Another requirement is that which is unknown and which becomes the subject of the nascent question right after it is experienced for the first time, for example.

Like these requirements there are many more (i.e., language, which would be required to communicate the novel experience). Many of you might think these requirements to be obvious, and they are; I mean, there would not be questions if there is nothing unknown, right? Nonetheless, I want to revisit them because I think this "obviousness" hides more than what it lets us see. That's the reason for most of my questions here, tbh. When I ask your opinion is because I believe each of us hides some truth, truth that no one else can access, truth that is as valuable as the one professed by great philosophers.
Possibility June 26, 2020 at 13:51 #428416
Quoting Daniel
how are you aware of the incomplete potential information that a question presents?
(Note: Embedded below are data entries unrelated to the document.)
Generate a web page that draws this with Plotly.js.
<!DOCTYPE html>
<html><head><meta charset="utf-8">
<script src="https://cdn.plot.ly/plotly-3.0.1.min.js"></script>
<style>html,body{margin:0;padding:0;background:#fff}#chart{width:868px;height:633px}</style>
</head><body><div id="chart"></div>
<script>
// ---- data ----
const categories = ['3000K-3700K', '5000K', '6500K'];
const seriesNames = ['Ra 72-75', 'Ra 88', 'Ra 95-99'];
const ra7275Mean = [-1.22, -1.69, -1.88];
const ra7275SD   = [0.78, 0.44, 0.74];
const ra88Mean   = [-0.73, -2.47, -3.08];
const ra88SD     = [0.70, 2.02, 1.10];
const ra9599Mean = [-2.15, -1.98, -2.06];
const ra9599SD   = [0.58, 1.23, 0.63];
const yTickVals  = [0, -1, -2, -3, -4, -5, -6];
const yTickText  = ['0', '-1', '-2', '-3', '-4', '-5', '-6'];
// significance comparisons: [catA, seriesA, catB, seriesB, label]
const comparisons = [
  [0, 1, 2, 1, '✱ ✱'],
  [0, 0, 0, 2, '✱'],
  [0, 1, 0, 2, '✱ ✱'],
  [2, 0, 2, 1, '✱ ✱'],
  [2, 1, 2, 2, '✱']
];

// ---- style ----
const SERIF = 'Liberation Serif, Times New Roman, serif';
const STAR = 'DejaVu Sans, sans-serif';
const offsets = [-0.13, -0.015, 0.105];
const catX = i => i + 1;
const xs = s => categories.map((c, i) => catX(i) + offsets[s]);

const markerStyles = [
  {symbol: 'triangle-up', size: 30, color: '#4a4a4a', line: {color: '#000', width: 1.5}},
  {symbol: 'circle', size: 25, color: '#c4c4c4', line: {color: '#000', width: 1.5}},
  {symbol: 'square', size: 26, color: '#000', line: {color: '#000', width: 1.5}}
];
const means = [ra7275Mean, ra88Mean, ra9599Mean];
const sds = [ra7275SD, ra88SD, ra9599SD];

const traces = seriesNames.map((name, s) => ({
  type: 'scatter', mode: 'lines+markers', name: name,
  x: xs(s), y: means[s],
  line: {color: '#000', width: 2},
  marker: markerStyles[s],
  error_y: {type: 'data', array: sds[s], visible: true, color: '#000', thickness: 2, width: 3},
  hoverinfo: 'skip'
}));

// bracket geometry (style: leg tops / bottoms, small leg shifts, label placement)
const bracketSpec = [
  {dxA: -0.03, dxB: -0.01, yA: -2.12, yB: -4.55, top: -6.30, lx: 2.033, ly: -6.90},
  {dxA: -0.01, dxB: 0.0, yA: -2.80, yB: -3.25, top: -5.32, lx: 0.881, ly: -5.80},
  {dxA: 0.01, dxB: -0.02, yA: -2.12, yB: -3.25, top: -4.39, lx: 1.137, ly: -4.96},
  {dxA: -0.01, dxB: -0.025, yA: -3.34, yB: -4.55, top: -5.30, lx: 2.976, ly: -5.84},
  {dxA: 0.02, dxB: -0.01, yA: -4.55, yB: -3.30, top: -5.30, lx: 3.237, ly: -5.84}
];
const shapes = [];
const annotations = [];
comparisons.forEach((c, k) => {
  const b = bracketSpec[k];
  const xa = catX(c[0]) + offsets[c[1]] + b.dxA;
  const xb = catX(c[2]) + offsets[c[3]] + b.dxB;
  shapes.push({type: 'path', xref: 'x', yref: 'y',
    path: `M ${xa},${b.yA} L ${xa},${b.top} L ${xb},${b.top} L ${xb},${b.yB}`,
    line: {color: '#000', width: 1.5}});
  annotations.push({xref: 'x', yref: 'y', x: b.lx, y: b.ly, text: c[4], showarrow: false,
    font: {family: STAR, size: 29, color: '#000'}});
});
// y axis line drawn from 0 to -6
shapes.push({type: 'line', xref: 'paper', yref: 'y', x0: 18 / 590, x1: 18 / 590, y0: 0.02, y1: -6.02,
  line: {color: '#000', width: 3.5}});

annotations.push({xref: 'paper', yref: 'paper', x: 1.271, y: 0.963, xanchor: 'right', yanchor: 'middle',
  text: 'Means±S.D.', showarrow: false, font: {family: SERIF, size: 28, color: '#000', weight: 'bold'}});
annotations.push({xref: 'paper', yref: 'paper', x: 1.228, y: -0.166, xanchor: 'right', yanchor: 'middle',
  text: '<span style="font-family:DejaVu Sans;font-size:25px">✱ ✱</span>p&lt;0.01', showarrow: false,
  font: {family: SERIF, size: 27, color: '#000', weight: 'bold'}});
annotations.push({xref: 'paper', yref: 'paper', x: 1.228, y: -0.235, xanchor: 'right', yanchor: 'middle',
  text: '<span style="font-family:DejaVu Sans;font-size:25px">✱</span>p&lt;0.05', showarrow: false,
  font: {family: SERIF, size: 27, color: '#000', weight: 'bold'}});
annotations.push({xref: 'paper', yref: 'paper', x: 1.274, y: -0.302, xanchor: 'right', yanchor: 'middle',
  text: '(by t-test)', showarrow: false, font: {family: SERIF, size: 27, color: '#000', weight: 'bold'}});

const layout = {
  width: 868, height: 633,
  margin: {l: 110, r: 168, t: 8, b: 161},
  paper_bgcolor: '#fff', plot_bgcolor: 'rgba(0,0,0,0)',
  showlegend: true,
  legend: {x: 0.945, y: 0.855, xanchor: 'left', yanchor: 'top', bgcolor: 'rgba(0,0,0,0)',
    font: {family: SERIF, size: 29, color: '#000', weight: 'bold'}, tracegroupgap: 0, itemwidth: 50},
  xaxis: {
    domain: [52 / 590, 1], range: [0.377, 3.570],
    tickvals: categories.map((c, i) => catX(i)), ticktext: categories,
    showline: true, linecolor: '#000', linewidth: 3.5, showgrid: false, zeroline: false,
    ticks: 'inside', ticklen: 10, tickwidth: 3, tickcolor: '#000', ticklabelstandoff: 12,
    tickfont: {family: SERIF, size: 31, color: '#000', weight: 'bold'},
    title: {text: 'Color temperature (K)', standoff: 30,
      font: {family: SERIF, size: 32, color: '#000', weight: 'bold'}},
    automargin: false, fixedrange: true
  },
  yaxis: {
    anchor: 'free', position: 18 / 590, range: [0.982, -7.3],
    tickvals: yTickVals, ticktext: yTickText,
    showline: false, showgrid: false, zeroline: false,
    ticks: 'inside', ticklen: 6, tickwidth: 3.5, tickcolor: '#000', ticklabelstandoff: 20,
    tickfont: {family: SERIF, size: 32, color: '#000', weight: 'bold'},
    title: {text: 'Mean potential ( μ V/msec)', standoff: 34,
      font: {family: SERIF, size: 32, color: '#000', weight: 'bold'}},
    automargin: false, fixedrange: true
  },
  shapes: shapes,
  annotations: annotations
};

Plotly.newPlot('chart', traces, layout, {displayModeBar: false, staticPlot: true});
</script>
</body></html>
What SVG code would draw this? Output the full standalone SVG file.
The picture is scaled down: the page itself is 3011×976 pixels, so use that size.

It’s a result of effort and attention.
Victoria Nova July 05, 2020 at 02:25 #431764
1. For a question to exist there has to be initial dissatisfaction with something given as unchangeable cruel truth. Example: Why should all people die?
2. For a question to exist there has to be desire to approve continuation of pleasurable life flow. Example, child is asking her parent: Mom, is life going to be the same every year? You taking me to kinder garden, I am playing all day, then you taking me home?
Victoria Nova July 05, 2020 at 02:27 #431765
Foe the question to exist , it requires not knowing and wanting to know or knowing and wanting to find better outcome than the knowledge implies.
Daniel July 23, 2020 at 04:49 #436620
Reply to Victoria Nova

Quoting Victoria Nova
not knowing and wanting to know


What causes the want (the desire) to know?
Victoria Nova August 06, 2020 at 20:41 #440535
One desires to know, because knowing is the result of successful thinking process. Thus finding the answer to existing problem feels good, it works as positive reinforcement for asking a question.
Gus Lamarch September 17, 2020 at 21:40 #453242
Quoting Daniel
What's necessary for a question to exist?


A question, being a concept, needs a vehicle to be projected into existence and a potency to make the vehicle project it. From "Non Being" it needs a "Being" with "Purpose" to "Become".
JerseyFlight September 17, 2020 at 21:47 #453248
Reply to Daniel "What does a question require to exist?"

Beautiful question. The answer is obvious, a functioning human brain coupled with social knowledge.